The growing complexity of decision-making environments in autonomous systems has necessitated the development of advanced techniques capable of optimizing policies in dynamic and uncertain contexts [1-3]. At the core of these advancements lies Policy Optimization and Actor-Critic methods, which have garnered significant attention for their ability to handle large-scale, high-dimensional decision-making problems [4,5]. These approaches offer substantial benefits in applications ranging from robotics to healthcare, where systems must learn to adapt to ever-changing environments while maximizing long-term rewards [6-9]. The integration of these methods into complex decision-making frameworks allows for more efficient and robust decision processes, crucial for real-time operations in real-world settings [10].

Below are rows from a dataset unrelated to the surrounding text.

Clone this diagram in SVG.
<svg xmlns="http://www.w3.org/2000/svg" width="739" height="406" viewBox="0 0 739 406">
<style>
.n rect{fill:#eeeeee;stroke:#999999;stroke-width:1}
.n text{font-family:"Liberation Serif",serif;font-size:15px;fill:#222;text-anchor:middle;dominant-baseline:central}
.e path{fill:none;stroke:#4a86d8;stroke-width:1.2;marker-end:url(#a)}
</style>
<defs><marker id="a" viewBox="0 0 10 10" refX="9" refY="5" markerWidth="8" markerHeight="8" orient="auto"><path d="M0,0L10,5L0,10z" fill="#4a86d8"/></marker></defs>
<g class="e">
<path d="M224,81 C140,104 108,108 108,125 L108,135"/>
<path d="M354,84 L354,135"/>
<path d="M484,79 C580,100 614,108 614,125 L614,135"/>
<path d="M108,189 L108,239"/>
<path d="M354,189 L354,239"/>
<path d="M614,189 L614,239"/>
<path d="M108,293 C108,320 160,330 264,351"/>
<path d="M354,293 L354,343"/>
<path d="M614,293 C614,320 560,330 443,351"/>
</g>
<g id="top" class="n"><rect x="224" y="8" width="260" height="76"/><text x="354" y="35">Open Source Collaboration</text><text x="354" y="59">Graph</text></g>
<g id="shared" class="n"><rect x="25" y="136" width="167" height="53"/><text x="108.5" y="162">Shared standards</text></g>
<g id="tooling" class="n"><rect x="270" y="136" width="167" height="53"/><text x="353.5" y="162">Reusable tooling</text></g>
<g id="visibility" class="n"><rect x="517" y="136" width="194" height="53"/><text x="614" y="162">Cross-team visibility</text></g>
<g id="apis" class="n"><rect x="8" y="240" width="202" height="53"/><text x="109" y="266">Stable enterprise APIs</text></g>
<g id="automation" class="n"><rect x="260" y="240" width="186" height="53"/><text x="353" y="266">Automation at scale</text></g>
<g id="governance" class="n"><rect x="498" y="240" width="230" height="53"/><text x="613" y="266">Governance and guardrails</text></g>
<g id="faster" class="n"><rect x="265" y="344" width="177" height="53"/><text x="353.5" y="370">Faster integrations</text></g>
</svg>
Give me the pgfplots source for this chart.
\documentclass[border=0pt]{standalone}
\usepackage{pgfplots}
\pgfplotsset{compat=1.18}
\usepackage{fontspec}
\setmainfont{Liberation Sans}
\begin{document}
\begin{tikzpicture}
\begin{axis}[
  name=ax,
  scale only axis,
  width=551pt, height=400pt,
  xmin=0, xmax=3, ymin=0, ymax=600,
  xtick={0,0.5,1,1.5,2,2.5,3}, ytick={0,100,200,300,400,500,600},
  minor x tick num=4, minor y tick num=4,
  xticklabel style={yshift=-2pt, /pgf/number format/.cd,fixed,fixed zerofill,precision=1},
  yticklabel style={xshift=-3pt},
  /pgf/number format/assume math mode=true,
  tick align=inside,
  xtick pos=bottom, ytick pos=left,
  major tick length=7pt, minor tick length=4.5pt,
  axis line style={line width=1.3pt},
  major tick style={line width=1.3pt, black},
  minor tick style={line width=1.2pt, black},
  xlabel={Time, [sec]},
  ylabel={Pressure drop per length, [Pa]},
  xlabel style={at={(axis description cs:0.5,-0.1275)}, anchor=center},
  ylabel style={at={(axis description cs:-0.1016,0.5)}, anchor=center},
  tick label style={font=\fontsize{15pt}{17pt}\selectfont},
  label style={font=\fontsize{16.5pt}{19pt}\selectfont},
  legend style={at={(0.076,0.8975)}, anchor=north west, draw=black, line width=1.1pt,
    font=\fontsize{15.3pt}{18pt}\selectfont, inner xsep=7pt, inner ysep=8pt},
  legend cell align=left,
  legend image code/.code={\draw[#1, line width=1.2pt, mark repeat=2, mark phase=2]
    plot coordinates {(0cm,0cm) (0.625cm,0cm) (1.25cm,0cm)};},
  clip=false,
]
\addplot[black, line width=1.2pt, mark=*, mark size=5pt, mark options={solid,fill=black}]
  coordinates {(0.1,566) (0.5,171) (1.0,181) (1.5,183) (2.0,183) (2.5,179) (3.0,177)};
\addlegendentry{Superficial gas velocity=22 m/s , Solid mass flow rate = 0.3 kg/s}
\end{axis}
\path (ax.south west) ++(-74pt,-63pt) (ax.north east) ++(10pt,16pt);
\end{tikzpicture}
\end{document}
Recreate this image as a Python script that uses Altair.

Policy Optimization techniques focus on directly improving the policy by optimizing a performance objective [11]. By using algorithms such as Proximal Policy Optimization (PPO) or Trust Region Policy Optimization (TRPO), systems can learn optimal actions that maximize rewards in environments with uncertain dynamics [12,13]. These techniques are highly effective in environments where traditional value-based methodsstruggle due to high-dimensional state spaces and the need for continuous action selections [14]. The key advantage of policy optimization was its ability to directly handle continuous action spaces, making it particularly suited for applications like robotics and autonomous vehicles, where precise control was necessary [15,16].